Third we’ve got a statement from another psychologist, Dmitri Williams, who says the smartest thing so far: We don’t know. Internet media and gaming on the level we are talking about is a relatively new area. There are no 30 year studies because violent video games haven’t been mainstream for 30 years yet. As he points out, most of these studies are 10 minute and 30 minute studies, and legislators trying to pass game laws ignore the longer, more in-depth studies, like his own one month test because they show that nothing is conclusive. Also games of huge disparity are often tested together. One such study used sessions of playing Wolfenstein 3D with sessions of playing Myst. The problem is that its not just a case of one game being violent and the other is non-violent, but one game is a fast paced shooter while the other is a plodding puzzle solver.

Next, David Bickham comes in and basically says that the problem isn’t violent video games, but prolonged exposure to violence being rewarded. You know, I can’t say he’s wrong, but as I said a couple of paragraphs above, you can’t limit that to just video games and media. After watching our own government trounce people’s basic freedoms and fight a few wars, the idea that might makes right becomes pretty prevalent through just watching or reading the news. He also says that younger kids are more susceptable to this exposure and what amounts to a desensatization to violence, and again I can’t disagree. But I don’t think legislation is where this needs to be address unless we are going to legislate parents being better parents. Yep, 8 year olds playing Grand Theft Auto might end up with a warped sense of reality and violence, but what parent in their right mind allows their 8 year old to play GTA? And the funny thing is, even though he’s arguing for the wrong side, he agrees with me:

As caretakers of the next generation, we have a responsibility to provide children with a safe environment in which to grow, develop, and learn. As a society, we have decided that we should understand and control the quality and safety of the air they breathe, the water they drink, and the food they eat. Research has shown that the media children use have real effects on their knowledge, attitudes, and behaviors. In the Information Age, media must be understood as a powerful, nearly universal environmental health influence. We ensure the safety of what we feed children’s bodies, we owe it to their future and to the future of our society to ensure the safety of what we feed their minds.
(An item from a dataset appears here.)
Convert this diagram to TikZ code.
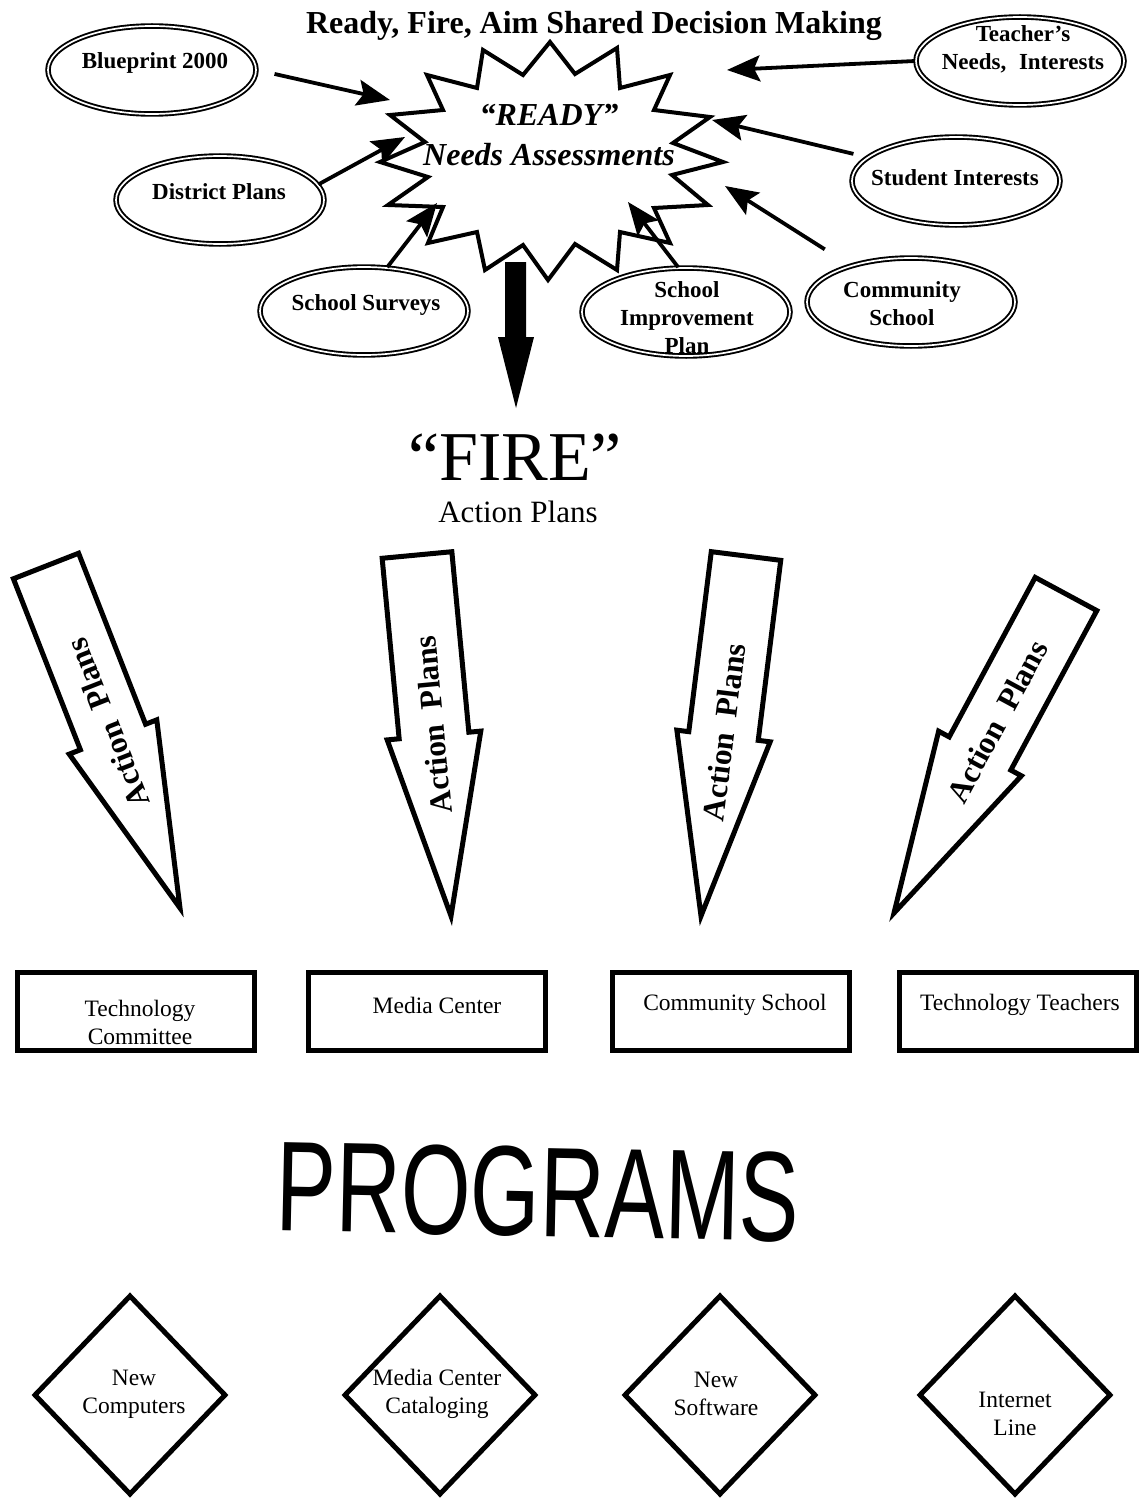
\documentclass[tikz,border=0pt]{standalone}
\usepackage{fontspec}
\setmainfont{Liberation Serif}
\newfontfamily\progfont{Liberation Sans}
\usetikzlibrary{arrows.meta,calc,shapes.geometric}

\tikzset{
  oval/.style={ellipse, draw, line width=1.9pt, double, double distance=1.7pt,
    minimum width=208pt, minimum height=88pt, inner sep=0pt},
  ovaltext/.style={font=\bfseries\fontsize{23}{28}\selectfont, align=center, inner sep=0pt},
  feed/.style={line width=3.8pt, -{Stealth[length=33pt,width=26pt,inset=6pt]}},
  planshape/.style={draw, line width=5pt, fill=white, line join=miter},
  plantext/.style={font=\bfseries\fontsize{31.5}{34}\selectfont, inner sep=0pt},
  planbox/.style={rectangle, draw, line width=5pt, minimum width=237pt, minimum height=78pt, inner sep=0pt},
  boxtext/.style={font=\fontsize{23.5}{28}\selectfont, align=center, inner sep=0pt},
  progdia/.style={diamond, draw, line width=5pt, minimum width=192pt, minimum height=200pt, inner sep=0pt},
}

% hollow "Action Plans" block arrow: #1 name, #2 tail, #3 tip, #4 label position
\newcommand\planarrow[4]{%
  \coordinate (#1-tail) at #2;
  \coordinate (#1-tip) at #3;
  \coordinate (#1-mid) at ($(#1-tail)!0.5!(#1-tip)$);
  \draw[planshape] ($(#1-tail)!35pt!90:(#1-tip)$) -- ($(#1-mid)!35pt!90:(#1-tip)$)
    -- ($(#1-mid)!47pt!90:(#1-tip)$) -- (#1-tip) -- ($(#1-mid)!47pt!-90:(#1-tip)$)
    -- ($(#1-mid)!35pt!-90:(#1-tip)$) -- ($(#1-tail)!35pt!-90:(#1-tip)$) -- cycle;
  \path let \p1=($(#1-tip)-(#1-tail)$), \n1={atan2(\y1,\x1)+180} in
    node[plantext, rotate=\n1] (#1-text) at ($(#1-tail)!#4!(#1-tip)$) {Action\hspace{0.5em}Plans};
}

\begin{document}
\begin{tikzpicture}[x=1pt, y=-1pt]
\useasboundingbox (0,0) rectangle (1140,1498);

% title
\node[font=\bfseries\fontsize{32}{38}\selectfont] (title) at (594,26) {Ready, Fire, Aim Shared Decision Making};

% needs-assessment starburst
\draw[line width=4pt, fill=white, line join=miter]
  (550,42) -- (575,74) -- (617,48) -- (620,88) -- (670,75) -- (654,110) -- (710,117)
  -- (673,143) -- (723,162) -- (672,175) -- (708,205) -- (654,208) -- (670,243)
  -- (620,232) -- (617,270) -- (575,244) -- (548,280) -- (523,245) -- (485,270)
  -- (477,232) -- (428,243) -- (443,207) -- (388,205) -- (428,177) -- (380,162)
  -- (425,142) -- (390,115) -- (443,110) -- (427,75) -- (477,88) -- (483,50)
  -- (523,75) -- cycle;
\node[font=\bfseries\itshape\fontsize{32}{40}\selectfont, align=center] (ready) at (549,135)
  {“READY”\\Needs Assessments};

% input sources
\node[oval] (e1) at (152,70) {};
\node[oval] (e2) at (220,200) {};
\node[oval] (e3) at (364,311) {};
\node[oval] (e4) at (686,312) {};
\node[oval] (e5) at (911,302) {};
\node[oval] (e6) at (956,181) {};
\node[oval] (e7) at (1020,61) {};
\node[ovaltext] (t1) at (155,63) {Blueprint 2000};
\node[ovaltext] (t2) at (219,192) {District Plans};
\node[ovaltext] (t3) at (366,305) {School Surveys};
\node[ovaltext] (t4) at (687,318) {School\\Improvement\\Plan};
\node[ovaltext] (t5) at (902,304) {Community\\School};
\node[ovaltext] (t6) at (955,178) {Student Interests};
\node[ovaltext] (t7) at (1023,49) {Teacher’s\\Needs,\hspace{0.3em} Interests};

% arrows into the starburst
\coordinate (r1) at (390,100);
\coordinate (r2) at (405,137);
\coordinate (r3) at (437,203);
\coordinate (r4) at (628,202);
\coordinate (r5) at (725,186);
\coordinate (r6) at (712,120);
\coordinate (r7) at (727,70);
\draw[feed, shorten <=18pt] (e1.east) -- (r1);
\draw[feed] (e2.9) -- (r2);
\draw[feed] (e3.62) -- (r3);
\draw[feed] (e4.100) -- (r4);
\draw[feed, shorten <=30pt] (e5.149) -- (r5);
\draw[feed, shorten <=14pt] (e6.165) -- (r6);
\draw[feed] (e7.west) -- (r7);

% solid arrow down to FIRE
\fill (505,262) -- (526,262) -- (526,337) -- (534,337) -- (516,408) -- (498,337) -- (505,337) -- cycle;
\node[font=\fontsize{70}{80}\selectfont] (fire) at (515,457) {“FIRE”};
\node[font=\fontsize{31}{36}\selectfont] (fireplans) at (518,512) {Action Plans};

% action plan arrows
\planarrow{a1}{(46,566)}{(180,908)}{0.46}
\planarrow{a2}{(417,555)}{(451,916)}{0.47}
\planarrow{a3}{(746,556)}{(701,916)}{0.49}
\planarrow{a4}{(1066,594)}{(894,913)}{0.40}

% responsible groups
\node[planbox] (b1) at (136,1011) {};
\node[planbox] (b2) at (427,1011) {};
\node[planbox] (b3) at (731,1011) {};
\node[planbox] (b4) at (1018,1011) {};
\node[boxtext] (bt1) at (140,1022) {Technology\\Committee};
\node[boxtext] (bt2) at (437,1005) {Media Center};
\node[boxtext] (bt3) at (735,1005) {Community School};
\node[boxtext] (bt4) at (1020,1005) {Technology Teachers};

% programs
\node[font=\progfont\fontsize{128}{130}\selectfont, rotate=-1.2, inner sep=0pt] (programs) at (538,1192)
  {\scalebox{0.7}[1]{PROGRAMS}};

\node[progdia] (d1) at (130,1395) {};
\node[progdia] (d2) at (440,1395) {};
\node[progdia] (d3) at (720,1395) {};
\node[progdia] (d4) at (1015,1395) {};
\node[boxtext] (dt1) at (134,1394) {New\\Computers};
\node[boxtext] (dt2) at (437,1394) {Media Center\\Cataloging};
\node[boxtext] (dt3) at (716,1394) {New\\Software};
\node[boxtext] (dt4) at (1015,1414) {Internet\\Line};
\end{tikzpicture}
\end{document}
The only difference is that he’s fighting for more laws, more organizations, more government, while I’d prefer parents just pay attention to their kids.

Then we come to Jeff Johnson of the Minnesota House of Representatives. Basically all I have to say about him is that he’s trying to force stores to be penalized for parents not being good parents. Who lets their kids rent or buy games on their own? If you, as a parent, don’t at least look into it before they do it, you are a bad parent. Get better, please.

Now we come to Paul Smith who says, with lots of legal references, that games fall under the same first ammendment protection as books, film and TV. Did you know its not illegal to sell a ticket to an R rated film to an 8 year old? The movie theater may refuse to do it, but there is no law. The MPAA ratings are a suggested guideline. The ESRB already has in place a much better rating system than the MPAA so that parents can make informed decisions about what to buy for their kids. In short: If you don’t want your kids playing violent games, then don’t let your kids play them.

The last statement, from Kevin Saunders, kind of bores the hell out of me. He’s just reviewing the reasons behind various court decisions, and in the end says that even though they keep losing the battles to restrict game, they will keep on fighting because the Supreme Court hasn’t told them “no” yet. One of the most important statements made is:

Judge Kennelly also expressed concern over the size of the community of those studying the issue and the relationships among the scientists. He noted that, of the seventeen research articles relied on by the Illinois General Assembly, fourteen were authored or co-authored by Professor Craig Anderson, one by a colleague of Professor Anderson, and two by a scientist who relied on Professor Anderson’s research in designing his own studies. This concern might be eased by recognizing that the articles all survived peer review, but the concern might simply transfer to the peer review process and the small community from which referees might be drawn. It should, however, be noted that Professors Anderson’s and Bushman’s meta-analysis of the research in the field included studies by a significant number of scientists unaffiliated with Professor Anderson. See Craig A. Anderson & Brad J. Bushman, Effects of Violent Video Games on Aggressive Behavior, Aggressive Cognition, Aggressive Effect, Physiological Arousal and Prosocial Behavior: A Meta-Analytic View of the Scientific Literature, 12 Psychol. Sci. 353 (2001): Craig A. Anderson, An Update on the Effects of Playing Violent Video Games, 27 J. Of Adolescence 113 (2004). While these concerns of the court do not even currently seem valid, the continuing development of this area of scholarship and the attention paid by an increased number of scientists should eventually overcome the perceived shortcoming.

While he takes the stance that the court shouldn’t be worried by the lack of variety in sources for study, its important that he mentions it because this is the real problem. Out of 17 studies used by the people trying to pass a game restricting law 14 of them were written by the same guy, and the other three were a friend of his and two people who used his research for the bulk of their work. I think the effect of games on kids should most definately be studied, but right now there just isn’t enough data from which to draw anything close to concrete that would justify the legislation of games exceeding that which already doesn’t exist for other forms of media.

Anyway, in case you haven’t guess yet, I’m against legislating access to video games. Frankly, our society fosters a lifestyle in which neither parent is encouraged to stay home with the children. Raising children is the single more important thing we as a people can do, and yet “homemaker” is a derrided job title. If the US government really want to have an impact on protecting children, institute a new tax write off: If one of your dependants is classified as a homemaker for your other dependants, you get an extra bonus deduction. Reward people for being better parents and they’ll desire to be better parents.